According to Greenpeace, a third of all carbon dioxide emissions come from burning coal, making coal fired power plants the biggest source of man made CO2 emissions. “This makes coal energy the single greatest threat facing our climate.”

Supporters of coal energy say that the amount Pakistan is producing would be insignificant on the global scale, but they probably are not aware that attempts will be made to curb global carbon emissions at the UN Conference on Climate Change to be held in Paris next year. The UN’s scientific voice on climate change, the Intergovernmental Panel on Climate Change (IPCC) in its latest assessment report (known as AR5) released this year, has put considerable emphasis on the need for more renewable energy including solar, wind and hydropower.

The report says emissions of greenhouse gases can be cut in the medium term by replacing coal with less-polluting gas (from shale gas reserves), although the gas will itself ultimately have to be phased out.

According to national climate expert Dr Qamar-uz-Zaman Chaudhry who has drawn out some of the implications of the AR5 report for Pakistan, “In spite of our very low greenhouse gas emissions contribution, our role as a responsible member of the global community in combating climate change needs to be fully taken into consideration while responding to climate change mitigation issues.”

He pointed out that the “energy sector in Pakistan is contributing around 51pc of our total emissions followed by the agriculture sector’s 39pc.

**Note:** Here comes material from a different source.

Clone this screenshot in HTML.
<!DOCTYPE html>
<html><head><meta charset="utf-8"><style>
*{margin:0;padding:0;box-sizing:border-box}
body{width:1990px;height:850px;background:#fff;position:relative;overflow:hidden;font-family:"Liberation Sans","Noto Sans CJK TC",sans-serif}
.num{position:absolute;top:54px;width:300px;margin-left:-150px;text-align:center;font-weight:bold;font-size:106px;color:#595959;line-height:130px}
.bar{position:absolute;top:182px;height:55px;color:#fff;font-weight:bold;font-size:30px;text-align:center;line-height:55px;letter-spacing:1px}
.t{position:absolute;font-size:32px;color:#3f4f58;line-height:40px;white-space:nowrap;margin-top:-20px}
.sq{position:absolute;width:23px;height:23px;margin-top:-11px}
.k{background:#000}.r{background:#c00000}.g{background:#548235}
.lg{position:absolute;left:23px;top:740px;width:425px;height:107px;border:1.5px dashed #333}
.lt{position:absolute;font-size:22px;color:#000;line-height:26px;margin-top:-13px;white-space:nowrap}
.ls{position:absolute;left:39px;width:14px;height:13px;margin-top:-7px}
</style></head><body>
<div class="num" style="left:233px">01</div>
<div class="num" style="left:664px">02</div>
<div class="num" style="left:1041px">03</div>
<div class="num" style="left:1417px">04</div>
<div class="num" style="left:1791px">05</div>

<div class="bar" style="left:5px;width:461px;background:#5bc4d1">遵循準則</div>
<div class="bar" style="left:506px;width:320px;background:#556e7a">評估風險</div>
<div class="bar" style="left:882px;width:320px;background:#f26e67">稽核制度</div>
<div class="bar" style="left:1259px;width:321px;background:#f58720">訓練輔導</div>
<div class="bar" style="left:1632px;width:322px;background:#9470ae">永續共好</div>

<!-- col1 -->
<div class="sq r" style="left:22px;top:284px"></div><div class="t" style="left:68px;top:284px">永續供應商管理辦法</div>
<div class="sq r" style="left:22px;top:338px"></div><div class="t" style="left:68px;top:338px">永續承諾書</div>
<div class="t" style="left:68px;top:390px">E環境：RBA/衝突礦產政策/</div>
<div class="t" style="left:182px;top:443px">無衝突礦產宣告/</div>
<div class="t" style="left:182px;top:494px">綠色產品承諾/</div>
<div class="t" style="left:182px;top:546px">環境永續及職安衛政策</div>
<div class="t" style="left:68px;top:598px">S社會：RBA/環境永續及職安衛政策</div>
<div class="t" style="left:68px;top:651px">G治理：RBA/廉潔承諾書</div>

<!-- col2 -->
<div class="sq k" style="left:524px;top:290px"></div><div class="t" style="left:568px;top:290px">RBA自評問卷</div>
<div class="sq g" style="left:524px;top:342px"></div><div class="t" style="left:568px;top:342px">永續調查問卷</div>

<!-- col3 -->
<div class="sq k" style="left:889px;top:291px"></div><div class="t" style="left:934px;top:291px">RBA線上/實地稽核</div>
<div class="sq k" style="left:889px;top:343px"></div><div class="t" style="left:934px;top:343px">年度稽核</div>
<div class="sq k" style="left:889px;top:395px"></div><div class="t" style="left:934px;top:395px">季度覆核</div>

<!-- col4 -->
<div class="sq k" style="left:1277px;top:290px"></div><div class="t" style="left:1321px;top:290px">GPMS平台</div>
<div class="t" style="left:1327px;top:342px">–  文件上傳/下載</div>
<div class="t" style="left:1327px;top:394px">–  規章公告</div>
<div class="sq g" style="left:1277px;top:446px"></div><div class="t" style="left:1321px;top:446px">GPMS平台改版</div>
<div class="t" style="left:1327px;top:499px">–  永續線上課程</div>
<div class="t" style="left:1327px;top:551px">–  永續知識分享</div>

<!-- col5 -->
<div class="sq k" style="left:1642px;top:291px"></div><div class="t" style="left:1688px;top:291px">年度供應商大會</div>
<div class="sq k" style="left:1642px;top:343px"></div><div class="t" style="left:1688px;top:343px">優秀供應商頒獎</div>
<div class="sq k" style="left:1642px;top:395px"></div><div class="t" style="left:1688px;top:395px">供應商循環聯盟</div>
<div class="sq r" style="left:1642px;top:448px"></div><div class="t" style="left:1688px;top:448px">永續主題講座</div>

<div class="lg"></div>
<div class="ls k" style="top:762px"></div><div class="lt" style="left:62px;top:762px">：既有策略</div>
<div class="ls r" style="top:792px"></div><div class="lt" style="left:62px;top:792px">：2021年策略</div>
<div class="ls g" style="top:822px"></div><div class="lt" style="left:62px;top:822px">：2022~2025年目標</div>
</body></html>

Pakistan cannot afford to ignore mitigation efforts — at least, in these sectors.”

Dr Chaudhry warns that “The (IPCC) report has rightly highlighted the importance of moving away from coal-based power generation … surely the indications are that the time may not be far when the countries not following green energy path would be penalised, as with a carbon tax on exports, etc.”

He advises the government of Pakistan to “be cautious when considering any lock-in in coal power generation technology for next 25-30 years” and to go for a “mix of power sources with increased reliance on hydro/renewable and less on fossil fuel particularly on coal.”

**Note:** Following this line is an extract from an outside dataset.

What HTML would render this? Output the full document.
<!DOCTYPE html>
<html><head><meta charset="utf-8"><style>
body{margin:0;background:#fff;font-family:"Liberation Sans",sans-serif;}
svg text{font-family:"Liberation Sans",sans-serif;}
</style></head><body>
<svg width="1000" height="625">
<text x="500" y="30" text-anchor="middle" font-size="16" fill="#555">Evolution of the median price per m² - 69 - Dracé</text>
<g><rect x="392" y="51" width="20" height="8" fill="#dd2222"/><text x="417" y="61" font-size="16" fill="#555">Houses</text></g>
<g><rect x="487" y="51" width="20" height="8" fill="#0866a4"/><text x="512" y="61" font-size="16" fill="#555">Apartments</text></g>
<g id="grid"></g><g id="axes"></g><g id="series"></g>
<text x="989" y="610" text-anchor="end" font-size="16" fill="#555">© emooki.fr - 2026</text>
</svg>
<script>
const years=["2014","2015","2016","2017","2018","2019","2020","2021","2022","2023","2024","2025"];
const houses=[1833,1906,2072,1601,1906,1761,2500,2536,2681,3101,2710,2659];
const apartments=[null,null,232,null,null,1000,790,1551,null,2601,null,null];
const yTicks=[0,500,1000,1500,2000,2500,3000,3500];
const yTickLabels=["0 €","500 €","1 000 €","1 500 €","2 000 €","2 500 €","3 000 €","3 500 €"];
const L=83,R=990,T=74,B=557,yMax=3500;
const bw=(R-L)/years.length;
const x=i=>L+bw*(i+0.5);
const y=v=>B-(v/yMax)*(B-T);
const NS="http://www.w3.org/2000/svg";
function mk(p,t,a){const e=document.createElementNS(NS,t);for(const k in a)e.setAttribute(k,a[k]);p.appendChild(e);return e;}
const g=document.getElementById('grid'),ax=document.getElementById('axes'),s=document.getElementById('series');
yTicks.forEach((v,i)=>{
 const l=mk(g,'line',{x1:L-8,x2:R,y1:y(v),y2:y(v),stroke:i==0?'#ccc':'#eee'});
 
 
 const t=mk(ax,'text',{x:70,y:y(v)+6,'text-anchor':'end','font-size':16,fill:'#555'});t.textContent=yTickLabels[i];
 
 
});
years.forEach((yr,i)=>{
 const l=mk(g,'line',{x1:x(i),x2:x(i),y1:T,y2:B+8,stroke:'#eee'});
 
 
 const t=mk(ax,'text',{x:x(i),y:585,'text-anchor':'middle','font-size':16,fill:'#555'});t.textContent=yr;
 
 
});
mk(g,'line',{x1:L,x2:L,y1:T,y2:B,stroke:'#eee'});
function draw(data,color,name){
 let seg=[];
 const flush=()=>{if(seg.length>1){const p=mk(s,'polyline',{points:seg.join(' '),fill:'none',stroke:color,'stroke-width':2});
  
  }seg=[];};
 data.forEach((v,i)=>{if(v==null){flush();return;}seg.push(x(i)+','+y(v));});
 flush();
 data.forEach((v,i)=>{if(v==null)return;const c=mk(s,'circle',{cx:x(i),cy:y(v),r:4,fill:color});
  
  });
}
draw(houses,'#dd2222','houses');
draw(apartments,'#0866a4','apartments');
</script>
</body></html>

International experts say that the clean energy world that the IPCC seeks need be no more than 15 years away. According to Mark Z. Jacobson, a professor of civil and environmental engineering at Stanford University, California, and director of its atmosphere and energy programme, “Wind, Water and Solar power (WWS) can be scaled up cost-effectively to meet the world’s energy demands, ending dependence on both fossil fuels and nuclear power.”

He further adds, “Barriers to the plan are primarily social and political, not technological or economic. The energy cost in a WWS world should be similar to that of today.”

Critics might point out that installing wind, hydro-power and solar energy is expensive right now, but coal is not exactly cheap either. Both the price of coal and the cost of building coal plants have risen over the past few years, more than 50pc in some instances. And consider the other costs: from health care cost to environmental destruction.

Future carbon dioxide regulations, which the world will enact soon, will also dramatically increase the cost of coal. With the cost of renewables now equal to or less than the cost of coal in many countries, building new coal-fired power plants is a poor investment for our future.